Qualifiés « d’instructeurs militaires civils » par Moscou, ces « mercenaires » ne se contenteraient pas seulement de former les militaires centrafricains. En effet, d’après un rapport de l’ONU, ils assureraient des missions de sécurisation, allant même jusqu’à appuyer les forces centrafricaines si nécessaire. En outre, ils opérent dans des secteurs où ont été attribuées des concessions minières à la société russe Lobaye Invest, une filiale de M Invest, un groupe fondé par Evguéni Prigojine.
Or, il se trouve que ce dernier est aussi le financier et l’actionnaire de la SMP Wagner, fondée par Dmitri Outkine, un ancien du GRU, le renseignement militaire russe. En outre, il est un proche de Vladimir Poutine, le chef du Kremlin. Ce même Evguéni Prigojine serait également à l’origine de l’Internet Research Agency [IRA], la fameuse « usine à trolls » basée à Saint-Pétersbourg et citée dans l’enquête sur les ingérences russes dans l’élection présidentielle américaine.

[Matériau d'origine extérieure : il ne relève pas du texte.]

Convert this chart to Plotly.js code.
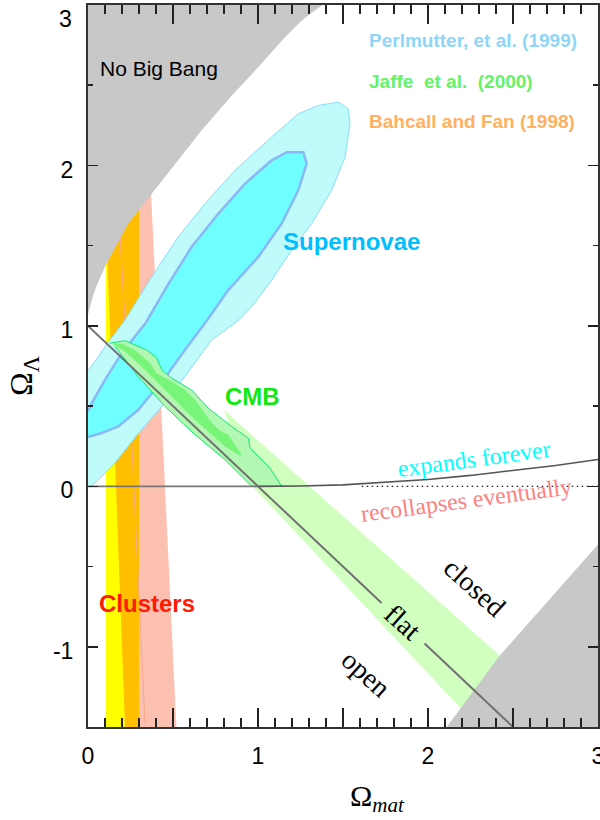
<!DOCTYPE html>
<html>
<head>
<meta charset="utf-8">
<script src="https://cdn.plot.ly/plotly-3.0.1.min.js"></script>
<style>html,body{margin:0;padding:0;background:#fff}#chart{width:600px;height:820px}</style>
</head>
<body>
<div id="chart"></div>
<script>
// ---- data (Omega_mat, Omega_Lambda) ----
// No Big Bang boundary (upper left)
const noBangX = [0, 0.01, 0.022, 0.05, 0.11, 0.237, 0.375, 0.571, 0.669, 0.85, 1.0, 1.16, 1.25, 1.30, 1.38, 0];
const noBangY = [1.07, 1.12, 1.16, 1.25, 1.39, 1.638, 1.824, 2.094, 2.22, 2.44, 2.61, 2.80, 2.895, 2.94, 3.0, 3.0];
// lower-right forbidden region
const lowGrayX = [2.11, 2.42, 3.0, 3.0];
const lowGrayY = [-1.5, -1.057, -0.363, -1.5];

// Clusters (Bahcall and Fan)
const yellowX = [0.106, 0.25, 0.25, 0.106];
const yellowY = [1.6, 1.6, -1.5, -1.5];
const pinkX = [0.25, 0.363, 0.52, 0.25];
const pinkY = [2.0, 2.0, -1.5, -1.5];
const orangeX = [0.1075, 0.30, 0.30, 0.218];
const orangeY = [1.6, 1.9, -1.5, -1.5];
const pinkLineX = [0.188, 0.218, 0.257, 0.335];
const pinkLineY = [1.576, 1.017, 0.29, -1.47];

// Supernovae (Perlmutter) outer and inner contours
const snOuterX = [0, 0.02, 0.05, 0.159, 0.296, 0.434, 0.57, 0.727, 0.88, 0.963, 1.08, 1.198, 1.316, 1.433, 1.512, 1.541, 1.531, 1.473, 1.355, 1.237, 1.08, 0.865, 0.688, 0.531, 0.375, 0.218, 0.1, 0.061, 0];
const snOuterY = [0, 0, 0.03, 0.147, 0.33, 0.498, 0.684, 0.912, 1.03, 1.12, 1.285, 1.472, 1.638, 1.845, 2.052, 2.26, 2.353, 2.394, 2.374, 2.322, 2.177, 1.97, 1.762, 1.555, 1.306, 1.037, 0.871, 0.808, 0.72];
const snInnerX = [0, 0.08, 0.178, 0.296, 0.472, 0.57, 0.708, 0.825, 1.002, 1.139, 1.237, 1.286, 1.267, 1.169, 1.08, 0.924, 0.767, 0.61, 0.472, 0.34, 0.198, 0.1, 0.022, 0];
const snInnerY = [0.307, 0.332, 0.373, 0.477, 0.705, 0.85, 1.046, 1.223, 1.43, 1.638, 1.845, 2.011, 2.083, 2.083, 2.032, 1.887, 1.70, 1.493, 1.26, 1.02, 0.83, 0.664, 0.519, 0.466];

// CMB (Jaffe) band and contours
const cmbBandX = [0.80, 2.55, 2.25, 0.95];
const cmbBandY = [0.475, -1.176, -1.448, 0.02];
const cmbOuterX = [0.129, 0.218, 0.276, 0.345, 0.404, 0.434, 0.492, 0.61, 0.708, 0.845, 0.943, 0.953, 0.982, 1.07, 1.139, 0.963, 0.806, 0.629, 0.453, 0.296, 0.159];
const cmbOuterY = [0.892, 0.908, 0.881, 0.85, 0.80, 0.726, 0.674, 0.60, 0.487, 0.373, 0.30, 0.24, 0.208, 0.114, 0, 0, 0.166, 0.322, 0.498, 0.684, 0.871];
const cmbInnerX = [0.149, 0.2, 0.276, 0.365, 0.404, 0.492, 0.57, 0.629, 0.708, 0.767, 0.826, 0.904, 0.894, 0.806, 0.629, 0.472, 0.335, 0.218];
const cmbInnerY = [0.887, 0.89, 0.85, 0.767, 0.705, 0.653, 0.60, 0.539, 0.425, 0.353, 0.322, 0.197, 0.191, 0.249, 0.415, 0.581, 0.726, 0.84];

// lines
const zeroX = [0, 1];
const zeroY = [0, 0];
const expandX = [1, 1.25, 1.5, 1.75, 2, 2.25, 2.5, 2.75, 3];
const expandY = [0, 0.002, 0.009, 0.025, 0.043, 0.068, 0.097, 0.13, 0.167];
const dottedX = [1.61, 3];
const dottedY = [0, 0];
const flat1X = [0, 1.727];
const flat1Y = [1, -0.727];
const flat2X = [1.98, 2.5];
const flat2Y = [-0.98, -1.5];

// ticks
const xTickVals = [0, 0.5, 1, 1.5, 2, 2.5, 3];
const xTickText = ['0', '', '1', '', '2', '', '3'];
const yTickVals = [-1, 0, 1, 2];
const yTickText = ['-1', '0', '1', '2'];

function poly(x, y, fill, lineColor, lineWidth) {
  return {x: x, y: y, type: 'scatter', mode: 'lines', fill: 'toself', fillcolor: fill,
    line: {color: lineColor || fill, width: lineWidth === undefined ? 0 : lineWidth}, hoverinfo: 'skip'};
}
function line(x, y, color, width, dash) {
  return {x: x, y: y, type: 'scatter', mode: 'lines', line: {color: color, width: width, dash: dash || 'solid'}, hoverinfo: 'skip'};
}

const traces = [
  poly(yellowX, yellowY, '#ffff00'),
  poly(pinkX, pinkY, '#fcc0b0'),
  poly(orangeX, orangeY, '#ffbf00'),
  line(pinkLineX, pinkLineY, '#f5a88a', 1),
  poly(noBangX, noBangY, '#c8c8c8'),
  poly(cmbBandX, cmbBandY, '#d0ffc0'),
  poly(lowGrayX, lowGrayY, '#c8c8c8'),
  poly(snOuterX, snOuterY, '#c0fbfc', '#88dcf8', 1),
  poly(snInnerX, snInnerY, '#70ffff', '#88b8f8', 2.5),
  poly(cmbOuterX, cmbOuterY, '#b2f8b2', '#10e870', 1),
  poly(cmbInnerX, cmbInnerY, '#78f478'),
  line(zeroX, zeroY, '#777777', 1.6),
  line(expandX, expandY, '#555555', 1.6),
  line(dottedX, dottedY, '#222222', 1.3, '1.5px,3.5px'),
  line(flat1X, flat1Y, '#707070', 2),
  line(flat2X, flat2Y, '#707070', 2)
];

const sans = 'Liberation Sans, Arial, sans-serif';
const serif = 'Liberation Serif, Times New Roman, serif';
function ann(text, x, y, size, color, family, opts) {
  return Object.assign({text: text, x: x, y: y, xref: 'x', yref: 'y', showarrow: false,
    font: {family: family, size: size, color: color}, xanchor: 'center', yanchor: 'middle'}, opts || {});
}
function pann(text, x, y, size, color, family, opts) {
  return ann(text, x, y, size, color, family, Object.assign({xref: 'paper', yref: 'paper'}, opts || {}));
}

const annotations = [
  ann('No Big Bang', 0.418, 2.605, 21, '#000', sans),
  ann('<b>Perlmutter, et al. (1999)</b>', 1.641, 2.779, 19, '#8dd6f8', sans, {xanchor: 'left'}),
  ann('<b>Jaffe  et al.  (2000)</b>', 1.641, 2.524, 19, '#66f266', sans, {xanchor: 'left'}),
  ann('<b>Bahcall and Fan (1998)</b>', 1.641, 2.276, 19, '#ffb060', sans, {xanchor: 'left'}),
  ann('<b>Supernovae</b>', 1.135, 1.529, 24, '#00bfff', sans, {xanchor: 'left'}),
  ann('<b>CMB</b>', 0.794, 0.558, 24, '#11e811', sans, {xanchor: 'left'}),
  ann('<b>Clusters</b>', 0.053, -0.733, 24, '#ff1a00', sans, {xanchor: 'left'}),
  ann('expands forever', 2.271, 0.172, 24, '#00ffff', serif, {textangle: -7.6}),
  ann('recollapses eventually', 2.229, -0.083, 24, '#ff8080', serif, {textangle: -7.5}),
  ann('closed', 2.276, -0.630, 28, '#000', serif, {textangle: 42}),
  ann('flat', 1.853, -0.848, 28, '#000', serif, {textangle: 42}),
  ann('open', 1.635, -1.166, 28, '#000', serif, {textangle: 42}),
  pann('3', -0.0275, 0.9813, 23, '#000', sans, {xanchor: 'right'}),
  pann('Ω<sub>Λ</sub>', -0.1255, 0.4862, 32, '#000', serif, {textangle: -90}),
  pann('Ω<sub><i>mat</i></sub>', 0.5667, -0.099, 30, '#000', serif)
];

const axisCommon = {
  showgrid: false, zeroline: false, showline: true, linecolor: '#333', linewidth: 2,
  mirror: 'allticks', ticks: 'inside', tickcolor: '#222', tickwidth: 1.5,
  tickfont: {family: sans, size: 23, color: '#000'}, fixedrange: true,
  ticklabeloverflow: 'allow'
};

const layout = {
  width: 600, height: 820,
  margin: {l: 88, r: 2, t: 4.5, b: 92.5},
  paper_bgcolor: '#fff', plot_bgcolor: '#fff',
  showlegend: false, hovermode: false,
  xaxis: Object.assign({}, axisCommon, {
    range: [0, 3], tickmode: 'array', tickvals: xTickVals, ticktext: xTickText,
    ticklen: 19, ticklabelstandoff: 7,
    minor: {dtick: 0.1, ticklen: 9, ticks: 'inside', tickcolor: '#222', tickwidth: 1.5}
  }),
  yaxis: Object.assign({}, axisCommon, {
    range: [-1.5, 3], tickmode: 'array', tickvals: yTickVals, ticktext: yTickText,
    ticklen: 10, ticklabelstandoff: 8, ticklabelshift: 4,
    minor: {dtick: 0.5, ticklen: 5, ticks: 'inside', tickcolor: '#222', tickwidth: 1.5}
  }),
  annotations: annotations
};

Plotly.newPlot('chart', traces, layout, {staticPlot: true, displayModeBar: false});
</script>
</body>
</html>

Cela étant, les sociétés militaires privées sont interdites en Russie. Enfin presque… Car elles permettent à Moscou d’intervenir militairement dans certaines zones de conflit sans avoir à se mouiller, comme en Ukraine, en Syrie et donc en Centrafrique. « En ce qui concerne leur présence quelque part à l’étranger, je répète que s’ils n’enfreignent pas la loi russe, alors ils ont le droit de travailler et de défendre leurs intérêts commerciaux aux quatre coins du monde », a fait valoir, en décembre, M. Poutine, alors que des ex-mercenaires venaient de déposer une plainte devant le Tribunal pénal international de La Haye pour « crimes de guerre » et « non-reconnaissance de leurs droits. »
Quoi qu’il en soit, lors d’une audition au Sénat, le ministre français des Affaires étrangères, Jean-Yves Le Drian, a élevé le ton face à la présence de la SMP Wagner en Centrafrique.
« Il y a une présence active de la Russie, récente, significative, antifrançaise dans les propos, dans les réseaux [sociaux] », a ainsi relevé M. Le Drian. « Ce n’est pas vraiment l’armée (mais) des supplétifs qui agissent sous l’autorité d’un Monsieur qui s’appelle M. Prigojine », a-t-il ensuite souligné, en évoquant les employés de la « force Wagner ». Et de prévenir : « S’il m’entend là, au-delà de cette salle, qu’il sache qu’on le connaît bien! »
Ce n’est pas la première fois que M. Le Drian dénonce les actions de la Russie en Centrafrique.
« La Centrafrique n’est pas un terrain de jeu. Ce n’est pas un terrain de compétition. Le seul sujet qui doit préoccuper ceux qui veulent s’occuper de Centrafrique, c’est […] la sécurité de ce pays et son développement, et non pas utiliser potentiellement les difficultés de ce peuple et de ce pays pour s’implanter dans un continent où il y aurait des ambitions voilées », avait-il affirmé, en novembre 2018, à l’occasion d’un déplacement à Bangui.
Par ailleurs, la Centrafrique n’est pas le seul pays africain où les SMP russes sont actives. Récemment, le quotidien britannique « The Times » a assuré que des « mercenaires russes » étaient impliqué dans la répression [sanglante] des manifestations contre le gouvernement soudanais.
Le 23 janvier, la porte-parole du ministère russe des Affaires étrangères, Maria Zakharova, a confirmé la présence de « sociétés russes de sécurité privée » mais démenti leur participation à la répression des manifestants.
« Selon nos informations, des représentants de sociétés russes de sécurité privées qui n’ont rien à voir avec les organes de l’Etat opèrent au Soudan », a ainsi déclaré Mme Zakharova. « Leur tâche se limite à la formation du personnel des forces armées et des forces de l’ordre de la République du Soudan », a-t-elle précisé.